• [AIM OF THE TASK] Wherever "this" appears in a line, list that line.

### RECORDS FOR THE EXERCISE

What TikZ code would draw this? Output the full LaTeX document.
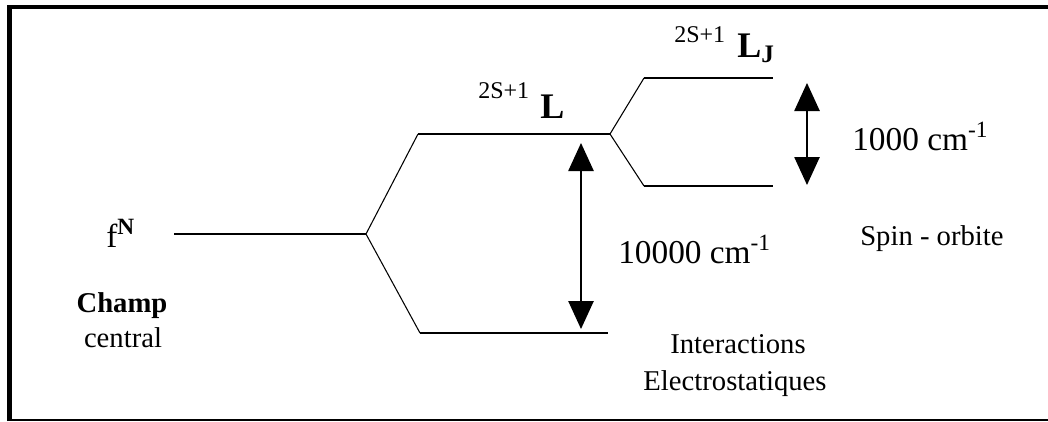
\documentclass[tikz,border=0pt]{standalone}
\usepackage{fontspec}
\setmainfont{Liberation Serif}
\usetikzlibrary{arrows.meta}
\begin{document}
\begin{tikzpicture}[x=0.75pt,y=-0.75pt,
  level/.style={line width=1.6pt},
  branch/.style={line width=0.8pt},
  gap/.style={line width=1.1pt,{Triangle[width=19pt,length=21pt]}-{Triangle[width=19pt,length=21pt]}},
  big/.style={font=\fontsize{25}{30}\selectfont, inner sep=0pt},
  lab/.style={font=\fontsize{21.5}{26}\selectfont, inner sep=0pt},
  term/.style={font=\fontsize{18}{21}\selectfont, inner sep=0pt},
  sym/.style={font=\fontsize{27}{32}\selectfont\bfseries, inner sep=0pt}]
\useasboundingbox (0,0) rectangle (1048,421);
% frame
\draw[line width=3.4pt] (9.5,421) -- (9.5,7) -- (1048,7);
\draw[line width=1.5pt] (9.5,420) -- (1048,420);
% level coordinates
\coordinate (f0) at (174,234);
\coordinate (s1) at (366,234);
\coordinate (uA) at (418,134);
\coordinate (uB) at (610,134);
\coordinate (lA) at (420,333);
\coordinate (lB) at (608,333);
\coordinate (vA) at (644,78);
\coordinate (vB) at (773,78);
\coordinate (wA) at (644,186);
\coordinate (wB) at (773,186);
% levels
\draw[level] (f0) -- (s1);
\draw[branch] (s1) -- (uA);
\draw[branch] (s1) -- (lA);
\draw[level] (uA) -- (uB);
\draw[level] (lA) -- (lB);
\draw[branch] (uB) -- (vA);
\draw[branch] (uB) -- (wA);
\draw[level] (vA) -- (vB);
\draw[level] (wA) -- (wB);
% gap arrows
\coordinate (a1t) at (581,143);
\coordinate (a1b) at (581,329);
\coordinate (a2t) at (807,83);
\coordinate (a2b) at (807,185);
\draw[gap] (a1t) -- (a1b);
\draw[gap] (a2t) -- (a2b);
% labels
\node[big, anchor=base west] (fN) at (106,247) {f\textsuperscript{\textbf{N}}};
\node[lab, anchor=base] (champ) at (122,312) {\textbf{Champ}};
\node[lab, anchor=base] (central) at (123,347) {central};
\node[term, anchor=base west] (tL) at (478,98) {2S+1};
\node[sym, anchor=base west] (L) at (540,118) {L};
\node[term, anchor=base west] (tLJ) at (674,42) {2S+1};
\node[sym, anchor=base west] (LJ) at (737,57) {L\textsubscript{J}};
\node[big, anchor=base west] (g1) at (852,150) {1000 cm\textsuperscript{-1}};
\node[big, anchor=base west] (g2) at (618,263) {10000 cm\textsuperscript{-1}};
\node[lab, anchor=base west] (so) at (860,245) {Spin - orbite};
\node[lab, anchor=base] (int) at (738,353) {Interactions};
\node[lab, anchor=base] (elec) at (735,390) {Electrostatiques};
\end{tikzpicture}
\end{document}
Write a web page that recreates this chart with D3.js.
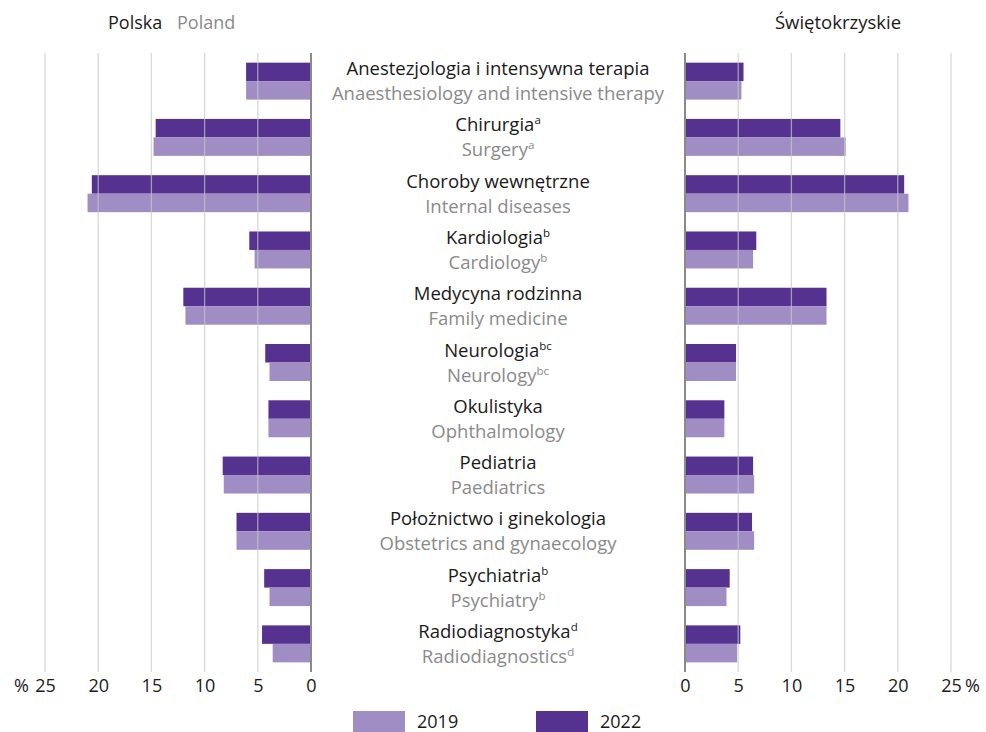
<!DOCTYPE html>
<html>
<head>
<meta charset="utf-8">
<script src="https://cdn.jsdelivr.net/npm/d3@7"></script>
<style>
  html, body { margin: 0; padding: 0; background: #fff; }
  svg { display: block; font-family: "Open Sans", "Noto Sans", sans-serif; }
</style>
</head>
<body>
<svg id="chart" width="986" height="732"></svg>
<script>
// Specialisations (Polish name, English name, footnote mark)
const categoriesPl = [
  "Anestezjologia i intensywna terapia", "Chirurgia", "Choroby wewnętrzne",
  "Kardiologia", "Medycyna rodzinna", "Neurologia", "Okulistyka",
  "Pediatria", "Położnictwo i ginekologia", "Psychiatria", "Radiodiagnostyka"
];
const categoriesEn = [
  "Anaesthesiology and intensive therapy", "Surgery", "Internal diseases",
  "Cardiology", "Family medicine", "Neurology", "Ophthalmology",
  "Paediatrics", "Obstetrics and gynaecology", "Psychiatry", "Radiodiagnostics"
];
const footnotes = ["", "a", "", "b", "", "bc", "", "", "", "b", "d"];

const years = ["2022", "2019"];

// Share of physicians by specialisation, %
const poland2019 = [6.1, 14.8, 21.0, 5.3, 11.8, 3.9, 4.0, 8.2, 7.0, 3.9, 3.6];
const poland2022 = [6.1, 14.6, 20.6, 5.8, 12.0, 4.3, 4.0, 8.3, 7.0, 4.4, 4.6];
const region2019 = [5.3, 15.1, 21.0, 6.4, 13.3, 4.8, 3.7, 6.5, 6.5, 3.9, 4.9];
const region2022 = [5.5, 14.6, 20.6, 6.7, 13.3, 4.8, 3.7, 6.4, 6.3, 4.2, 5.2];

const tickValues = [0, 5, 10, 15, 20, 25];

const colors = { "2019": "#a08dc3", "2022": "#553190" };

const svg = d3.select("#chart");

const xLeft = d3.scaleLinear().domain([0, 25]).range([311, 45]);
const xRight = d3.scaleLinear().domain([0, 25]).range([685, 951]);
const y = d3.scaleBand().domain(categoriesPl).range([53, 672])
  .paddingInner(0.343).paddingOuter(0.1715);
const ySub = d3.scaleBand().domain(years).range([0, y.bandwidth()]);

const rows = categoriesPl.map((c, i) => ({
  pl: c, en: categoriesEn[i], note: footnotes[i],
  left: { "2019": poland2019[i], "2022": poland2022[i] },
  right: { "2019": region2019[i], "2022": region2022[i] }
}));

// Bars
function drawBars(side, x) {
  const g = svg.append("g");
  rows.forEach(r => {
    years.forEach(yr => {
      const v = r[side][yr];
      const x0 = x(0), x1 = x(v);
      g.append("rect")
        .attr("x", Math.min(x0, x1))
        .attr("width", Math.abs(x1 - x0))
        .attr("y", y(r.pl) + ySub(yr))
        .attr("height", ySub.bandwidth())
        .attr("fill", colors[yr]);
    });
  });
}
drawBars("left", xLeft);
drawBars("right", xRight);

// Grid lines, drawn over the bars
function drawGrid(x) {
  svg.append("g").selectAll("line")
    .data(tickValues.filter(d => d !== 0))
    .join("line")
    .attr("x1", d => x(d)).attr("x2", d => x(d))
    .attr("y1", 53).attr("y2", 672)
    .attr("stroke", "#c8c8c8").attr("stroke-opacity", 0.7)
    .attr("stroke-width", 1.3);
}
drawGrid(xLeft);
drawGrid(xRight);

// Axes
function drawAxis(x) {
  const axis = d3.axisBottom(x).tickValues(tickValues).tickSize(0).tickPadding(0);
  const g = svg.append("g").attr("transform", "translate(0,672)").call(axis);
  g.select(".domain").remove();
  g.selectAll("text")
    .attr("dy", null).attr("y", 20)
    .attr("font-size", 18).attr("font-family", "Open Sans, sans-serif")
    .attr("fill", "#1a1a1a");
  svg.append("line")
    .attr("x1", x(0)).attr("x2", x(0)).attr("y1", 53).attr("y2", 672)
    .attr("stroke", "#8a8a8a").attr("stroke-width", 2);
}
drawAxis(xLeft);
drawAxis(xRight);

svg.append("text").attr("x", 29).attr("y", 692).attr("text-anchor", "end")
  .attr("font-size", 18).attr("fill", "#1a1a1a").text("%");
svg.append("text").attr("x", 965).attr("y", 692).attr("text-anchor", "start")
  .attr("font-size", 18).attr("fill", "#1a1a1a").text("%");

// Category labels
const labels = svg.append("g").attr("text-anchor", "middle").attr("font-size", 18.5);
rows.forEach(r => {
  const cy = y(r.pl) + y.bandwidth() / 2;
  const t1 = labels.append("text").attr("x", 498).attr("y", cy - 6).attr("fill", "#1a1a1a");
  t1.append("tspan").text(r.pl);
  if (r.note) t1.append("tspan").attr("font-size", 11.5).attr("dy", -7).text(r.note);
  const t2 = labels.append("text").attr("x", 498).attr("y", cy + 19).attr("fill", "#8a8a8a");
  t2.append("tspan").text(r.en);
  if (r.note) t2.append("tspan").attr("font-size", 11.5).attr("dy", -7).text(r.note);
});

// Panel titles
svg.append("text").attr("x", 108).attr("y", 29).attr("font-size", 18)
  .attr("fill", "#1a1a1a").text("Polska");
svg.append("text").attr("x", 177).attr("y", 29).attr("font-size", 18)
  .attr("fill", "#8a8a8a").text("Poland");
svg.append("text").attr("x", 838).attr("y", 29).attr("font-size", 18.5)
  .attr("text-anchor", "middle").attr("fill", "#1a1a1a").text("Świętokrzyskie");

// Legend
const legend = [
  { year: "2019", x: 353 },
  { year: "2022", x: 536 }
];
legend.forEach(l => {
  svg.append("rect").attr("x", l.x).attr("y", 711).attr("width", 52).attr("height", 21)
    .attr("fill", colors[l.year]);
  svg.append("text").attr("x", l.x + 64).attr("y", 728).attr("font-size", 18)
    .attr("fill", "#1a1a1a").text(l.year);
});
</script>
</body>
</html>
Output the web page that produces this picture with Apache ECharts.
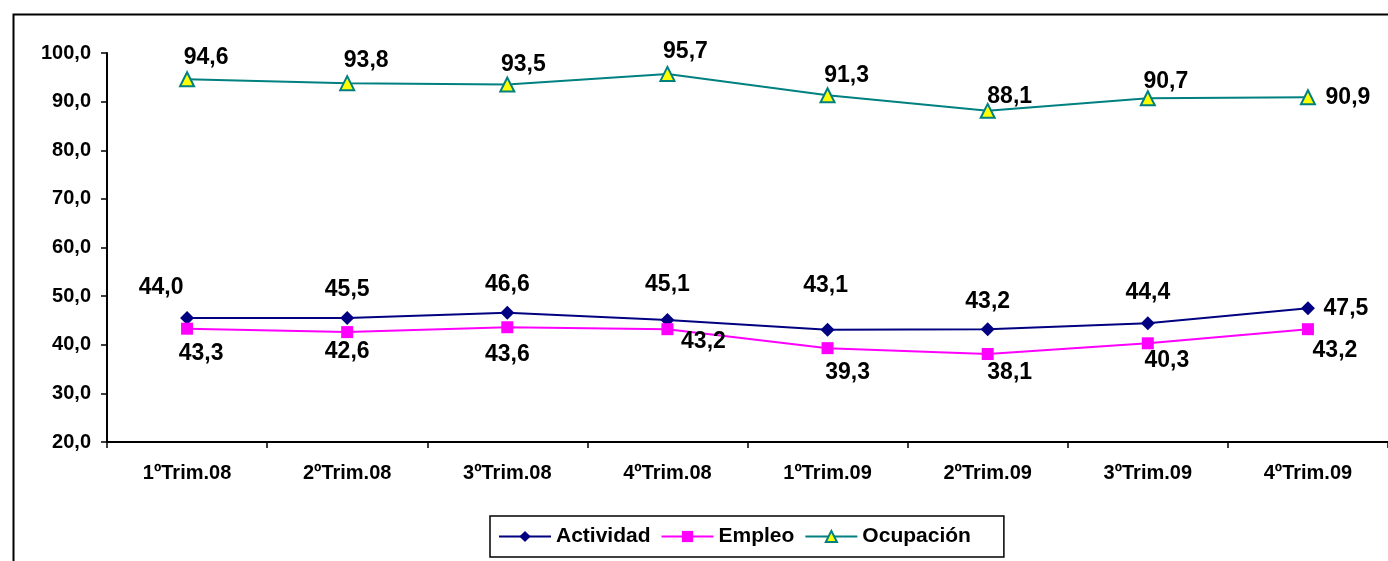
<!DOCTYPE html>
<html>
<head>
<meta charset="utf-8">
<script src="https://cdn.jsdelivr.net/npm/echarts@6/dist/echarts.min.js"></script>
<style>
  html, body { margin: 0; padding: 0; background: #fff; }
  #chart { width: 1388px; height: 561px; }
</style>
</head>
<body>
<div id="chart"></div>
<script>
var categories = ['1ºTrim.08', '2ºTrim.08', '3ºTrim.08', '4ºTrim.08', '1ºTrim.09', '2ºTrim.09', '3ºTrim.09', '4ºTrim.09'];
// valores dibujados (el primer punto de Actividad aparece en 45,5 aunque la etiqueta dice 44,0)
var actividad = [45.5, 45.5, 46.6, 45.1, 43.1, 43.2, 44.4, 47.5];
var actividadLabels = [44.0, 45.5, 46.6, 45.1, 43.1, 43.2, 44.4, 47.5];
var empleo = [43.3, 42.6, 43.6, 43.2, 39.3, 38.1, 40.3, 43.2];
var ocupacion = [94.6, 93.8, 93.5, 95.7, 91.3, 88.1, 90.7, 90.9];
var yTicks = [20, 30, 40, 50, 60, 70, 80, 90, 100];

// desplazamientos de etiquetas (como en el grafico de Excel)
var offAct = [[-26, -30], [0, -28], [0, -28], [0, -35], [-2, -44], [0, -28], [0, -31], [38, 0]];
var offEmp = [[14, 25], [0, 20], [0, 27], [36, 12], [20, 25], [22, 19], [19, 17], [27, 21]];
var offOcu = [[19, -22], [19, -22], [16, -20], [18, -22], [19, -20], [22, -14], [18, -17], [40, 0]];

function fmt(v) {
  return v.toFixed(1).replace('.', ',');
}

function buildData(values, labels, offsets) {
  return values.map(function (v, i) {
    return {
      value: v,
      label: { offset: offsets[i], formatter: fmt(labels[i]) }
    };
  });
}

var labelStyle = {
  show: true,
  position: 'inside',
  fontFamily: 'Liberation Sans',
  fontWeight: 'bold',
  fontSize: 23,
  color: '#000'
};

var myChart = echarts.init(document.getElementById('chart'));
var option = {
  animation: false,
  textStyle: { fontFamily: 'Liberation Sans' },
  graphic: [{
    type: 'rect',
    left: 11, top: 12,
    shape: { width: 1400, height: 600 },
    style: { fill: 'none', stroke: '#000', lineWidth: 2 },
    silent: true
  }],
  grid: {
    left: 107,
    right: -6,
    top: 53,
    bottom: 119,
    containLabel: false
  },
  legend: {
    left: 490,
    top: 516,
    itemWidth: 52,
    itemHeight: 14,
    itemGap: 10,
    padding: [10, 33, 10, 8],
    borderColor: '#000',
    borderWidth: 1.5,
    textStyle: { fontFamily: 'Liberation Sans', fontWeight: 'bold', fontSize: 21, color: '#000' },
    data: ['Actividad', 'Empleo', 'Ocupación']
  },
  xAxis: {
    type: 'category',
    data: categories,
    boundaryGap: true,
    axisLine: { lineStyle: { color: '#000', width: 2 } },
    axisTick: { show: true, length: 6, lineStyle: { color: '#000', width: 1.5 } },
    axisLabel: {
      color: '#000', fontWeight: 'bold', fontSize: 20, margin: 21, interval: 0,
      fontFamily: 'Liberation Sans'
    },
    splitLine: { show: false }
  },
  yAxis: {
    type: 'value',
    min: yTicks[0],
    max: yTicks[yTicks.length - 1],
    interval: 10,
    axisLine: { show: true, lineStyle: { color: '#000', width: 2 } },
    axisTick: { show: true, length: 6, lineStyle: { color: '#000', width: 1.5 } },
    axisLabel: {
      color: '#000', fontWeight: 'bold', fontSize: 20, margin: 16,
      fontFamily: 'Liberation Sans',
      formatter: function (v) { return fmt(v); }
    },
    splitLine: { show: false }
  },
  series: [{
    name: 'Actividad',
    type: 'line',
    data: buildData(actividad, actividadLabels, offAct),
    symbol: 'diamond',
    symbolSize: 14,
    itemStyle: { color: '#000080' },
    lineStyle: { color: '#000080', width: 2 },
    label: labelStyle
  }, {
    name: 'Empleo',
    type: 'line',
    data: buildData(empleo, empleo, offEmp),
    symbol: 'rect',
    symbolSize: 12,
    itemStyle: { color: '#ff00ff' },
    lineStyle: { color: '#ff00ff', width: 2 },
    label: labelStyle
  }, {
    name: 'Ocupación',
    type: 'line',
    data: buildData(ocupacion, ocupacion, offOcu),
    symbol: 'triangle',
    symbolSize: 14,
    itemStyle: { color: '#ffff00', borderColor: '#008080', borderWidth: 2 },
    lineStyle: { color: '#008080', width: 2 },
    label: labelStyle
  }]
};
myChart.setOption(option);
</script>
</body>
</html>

######

• [PROBLEM SOLUTION]
What TikZ code would draw this? Output the full LaTeX document.
Write a web page that recreates this chart with D3.js.
Output the web page that produces this picture with Apache ECharts.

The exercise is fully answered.